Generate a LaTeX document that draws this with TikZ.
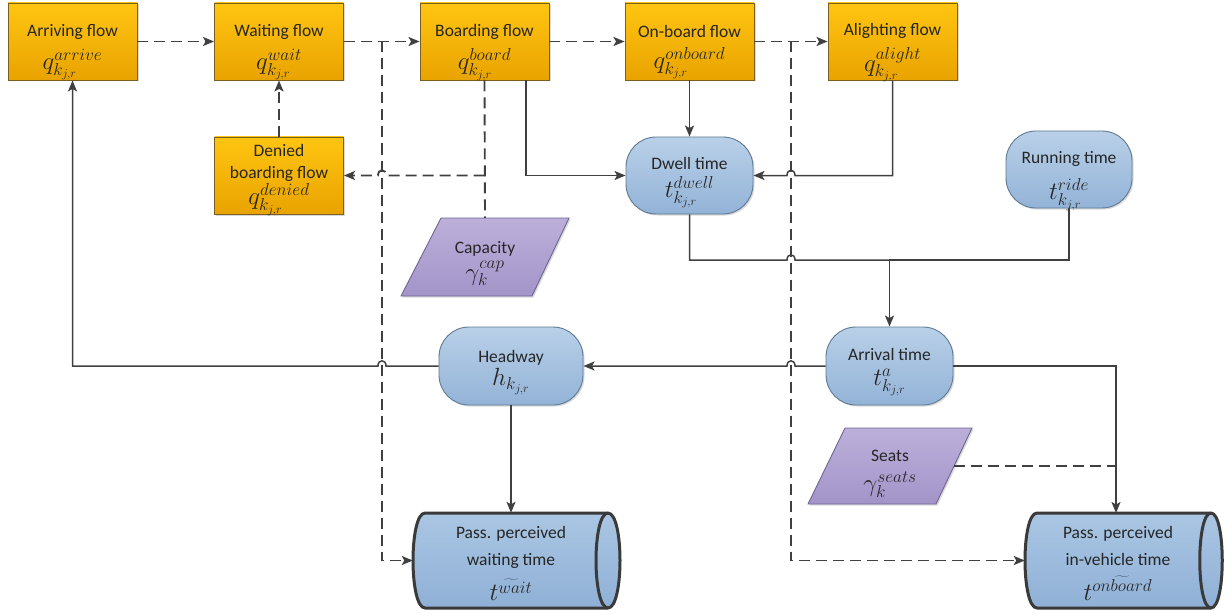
\documentclass[tikz,border=0pt]{standalone}
\usepackage{fontspec}
\setmainfont{Carlito}
\usetikzlibrary{arrows.meta,shadows,calc}
\definecolor{lc}{HTML}{404040}
\definecolor{txt}{HTML}{262626}
\definecolor{ot}{HTML}{FFC511}
\definecolor{ob}{HTML}{E9A300}
\definecolor{od}{HTML}{7A6020}
\definecolor{bt}{HTML}{B9D0E8}
\definecolor{bb}{HTML}{93B3D7}
\definecolor{bd}{HTML}{5F7A94}
\definecolor{pt}{HTML}{BCB0DA}
\definecolor{pb}{HTML}{A394C9}
\definecolor{pd}{HTML}{6F6592}
\definecolor{ct}{HTML}{AAC6E3}
\definecolor{cb}{HTML}{8FB0D6}
\definecolor{cyd}{HTML}{3A3A3A}
\newcommand\jumpL[2]{-- (#1+4,#2) .. controls (#1+4,#2-7) and (#1-4,#2-7) .. (#1-4,#2)}
\newcommand\jumpR[2]{-- (#1-4,#2) .. controls (#1-4,#2-7) and (#1+4,#2-7) .. (#1+4,#2)}
\newcommand\mth[1]{{\fontsize{23.5}{24}\selectfont$#1$}}
\begin{document}
\begin{tikzpicture}[x=1pt,y=-1pt,
  font=\fontsize{17.5}{21}\selectfont, text=txt,
  >={Stealth[length=11pt,width=9pt,inset=2.5pt]},
  shd/.style={drop shadow={shadow xshift=1.5pt,shadow yshift=-1.5pt,opacity=0.25,fill=black!60}},
  lt/.style={align=center,inner sep=0pt},
  obox/.style={rectangle,draw=od,line width=0.9pt,top color=ot,bottom color=ob,minimum width=129pt,minimum height=77pt,shd},
  bbox/.style={rectangle,rounded corners=30pt,draw=bd,line width=0.9pt,top color=bt,bottom color=bb,minimum height=77pt,shd},
  para/.style={draw=pd,line width=0.9pt,top color=pt,bottom color=pb,shd},
  cyl/.style={draw=cyd,line width=3pt,top color=ct,bottom color=cb,line join=round},
  cylb/.style={draw=cyd,line width=3pt},
  ctext/.style={align=center,inner sep=0pt,font=\fontsize{17.5}{27}\selectfont},
  sline/.style={draw=lc,line width=1.5pt},
  dline/.style={draw=lc,line width=1.9pt,dash pattern=on 11pt off 6pt}
]
\useasboundingbox (0,0) rectangle (1231,615);

% orange boxes
\node[obox,label={[lt,yshift=-11pt]center:{Arriving flow\\[8pt]\mth{q^{arrive}_{k_{j,r}}}}}] (arr) at (72.5,41.5) {};
\node[obox,label={[lt,yshift=-11pt]center:{Waiting flow\\[8pt]\mth{q^{wait}_{k_{j,r}}}}}] (wait) at (279,41.5) {};
\node[obox,label={[lt,yshift=-11pt]center:{Boarding flow\\[8pt]\mth{q^{board}_{k_{j,r}}}}}] (board) at (484.5,41.5) {};
\node[obox,label={[lt,yshift=-11pt]center:{On-board flow\\[8pt]\mth{q^{onboard}_{k_{j,r}}}}}] (onb) at (689.5,41.5) {};
\node[obox,label={[lt,yshift=-11pt]center:{Alighting flow\\[8pt]\mth{q^{alight}_{k_{j,r}}}}}] (ali) at (892.5,41.5) {};
\node[obox,label={[lt,yshift=-4.5pt,font=\fontsize{17.5}{22}\selectfont]center:{Denied\\boarding flow\\[1pt]\mth{q^{denied}_{k_{j,r}}}}}] (den) at (279,175.5) {};

% blue rounded nodes
\node[bbox,minimum width=127pt,label={[lt,yshift=-7.5pt]center:{Dwell time\\[5pt]\mth{t^{dwell}_{k_{j,r}}}}}] (dwell) at (689.5,175.5) {};
\node[bbox,minimum width=126pt,label={[lt,yshift=-11.5pt]center:{Running time\\[11pt]\mth{t^{ride}_{k_{j,r}}}}}] (run) at (1069,169.5) {};
\node[bbox,minimum width=144pt,minimum height=78pt,label={[lt,yshift=-6.5pt]center:{Headway\\[2pt]\mth{h_{k_{j,r}}}}}] (hw) at (511,366) {};
\node[bbox,minimum width=127pt,minimum height=78pt,label={[lt,yshift=-6pt]center:{Arrival time\\[4pt]\mth{t^{a}_{k_{j,r}}}}}] (arv) at (889.5,366) {};

% parallelograms
\path[para] (441,218) -- (569,218) -- (532,296) -- (401,296) -- cycle;
\node[lt,yshift=-6.5pt] (cap) at (485,257) {Capacity\\[4pt]\mth{\gamma^{cap}_k}};
\coordinate (captop) at (485,218);
\path[para] (845,428) -- (972,428) -- (936,504) -- (808,504) -- cycle;
\node[lt,yshift=-7.5pt] (seats) at (890,466) {Seats\\[9pt]\mth{\gamma^{seats}_k}};
\coordinate (seatsr) at (954,466);

% cylinders
\path[cyl] (425,513) -- (608,513) .. controls (624,513) and (624,608) .. (608,608) -- (425,608) .. controls (409,608) and (409,513) .. (425,513) -- cycle;
\draw[cylb] (608,513) .. controls (592,513) and (592,608) .. (608,608);
\node[ctext,minimum width=196pt,minimum height=95pt] (wc) at (511,560.5) {};
\node[ctext,yshift=-3pt] (wct) at (wc) {Pass. perceived\\waiting time\\[8pt]\mth{\widetilde{t^{wait}}}};

\path[cyl] (1037,513) -- (1211,513) .. controls (1226,513) and (1226,608) .. (1211,608) -- (1037,608) .. controls (1021,608) and (1021,513) .. (1037,513) -- cycle;
\draw[cylb] (1211,513) .. controls (1196,513) and (1196,608) .. (1211,608);
\node[ctext,minimum width=186pt,minimum height=95pt] (ivc) at (1118,560.5) {};
\node[ctext,yshift=-3pt] (ivct) at (ivc) {Pass. perceived\\in-vehicle time\\[8pt]\mth{t^{\widetilde{onboard}}}};

\coordinate (vL) at (382,41.5);
\coordinate (vR) at (791,41.5);
\coordinate (mrg) at (889.5,260);
\coordinate (ivx) at (1116,513);

% dashed connectors
\draw[dline,->] (arr.east) -- (wait.west);
\draw[dline,->] (wait.east) -- (board.west);
\draw[dline,->] (board.east) -- (onb.west);
\draw[dline,->] (onb.east) -- (ali.west);
\draw[dline,->] (den.north) -- (wait.south);
\draw[dline] (board.south) -- (captop);
\draw[dline,->] (board.south |- den.east) \jumpL{382}{175.5} -- (den.east);
\draw[dline,->] (vL) |- (wc.west);
\draw[dline,->] (vR) |- (ivc.west);
\draw[dline] (seatsr) -- (seatsr -| ivx);

% solid connectors
\draw[sline,->] ([xshift=41.5pt]board.south) |- (dwell.west);
\draw[sline,->] (onb.south) -- (dwell.north);
\draw[sline,->] (ali.south) -- (ali.south |- dwell.east) \jumpL{791}{175.5} -- (dwell.east);
\draw[sline] (dwell.south) -- (dwell.south |- mrg) \jumpR{791}{260} -- (mrg);
\draw[sline,->] (run.south) |- (mrg) -- (arv.north);
\draw[sline,->] (arv.west) \jumpL{791}{366} -- (hw.east);
\draw[sline,->] (hw.west) \jumpL{382}{366} -- (arr.south |- hw.west) -- (arr.south);
\draw[sline,->] (hw.south) -- (hw.south |- wc.north);
\draw[sline,->] (arv.east) -| (ivx);
\end{tikzpicture}
\end{document}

+ + +

# Problem to work on
Reproduce only the lines from the beginning of the data through the line that contains "(0,0) rectangle (1231,615);", both included, and please drop the pictures.

# Solution
Generate a LaTeX document that draws this with TikZ.
\documentclass[tikz,border=0pt]{standalone}
\usepackage{fontspec}
\setmainfont{Carlito}
\usetikzlibrary{arrows.meta,shadows,calc}
\definecolor{lc}{HTML}{404040}
\definecolor{txt}{HTML}{262626}
\definecolor{ot}{HTML}{FFC511}
\definecolor{ob}{HTML}{E9A300}
\definecolor{od}{HTML}{7A6020}
\definecolor{bt}{HTML}{B9D0E8}
\definecolor{bb}{HTML}{93B3D7}
\definecolor{bd}{HTML}{5F7A94}
\definecolor{pt}{HTML}{BCB0DA}
\definecolor{pb}{HTML}{A394C9}
\definecolor{pd}{HTML}{6F6592}
\definecolor{ct}{HTML}{AAC6E3}
\definecolor{cb}{HTML}{8FB0D6}
\definecolor{cyd}{HTML}{3A3A3A}
\newcommand\jumpL[2]{-- (#1+4,#2) .. controls (#1+4,#2-7) and (#1-4,#2-7) .. (#1-4,#2)}
\newcommand\jumpR[2]{-- (#1-4,#2) .. controls (#1-4,#2-7) and (#1+4,#2-7) .. (#1+4,#2)}
\newcommand\mth[1]{{\fontsize{23.5}{24}\selectfont$#1$}}
\begin{document}
\begin{tikzpicture}[x=1pt,y=-1pt,
  font=\fontsize{17.5}{21}\selectfont, text=txt,
  >={Stealth[length=11pt,width=9pt,inset=2.5pt]},
  shd/.style={drop shadow={shadow xshift=1.5pt,shadow yshift=-1.5pt,opacity=0.25,fill=black!60}},
  lt/.style={align=center,inner sep=0pt},
  obox/.style={rectangle,draw=od,line width=0.9pt,top color=ot,bottom color=ob,minimum width=129pt,minimum height=77pt,shd},
  bbox/.style={rectangle,rounded corners=30pt,draw=bd,line width=0.9pt,top color=bt,bottom color=bb,minimum height=77pt,shd},
  para/.style={draw=pd,line width=0.9pt,top color=pt,bottom color=pb,shd},
  cyl/.style={draw=cyd,line width=3pt,top color=ct,bottom color=cb,line join=round},
  cylb/.style={draw=cyd,line width=3pt},
  ctext/.style={align=center,inner sep=0pt,font=\fontsize{17.5}{27}\selectfont},
  sline/.style={draw=lc,line width=1.5pt},
  dline/.style={draw=lc,line width=1.9pt,dash pattern=on 11pt off 6pt}
]
\useasboundingbox (0,0) rectangle (1231,615);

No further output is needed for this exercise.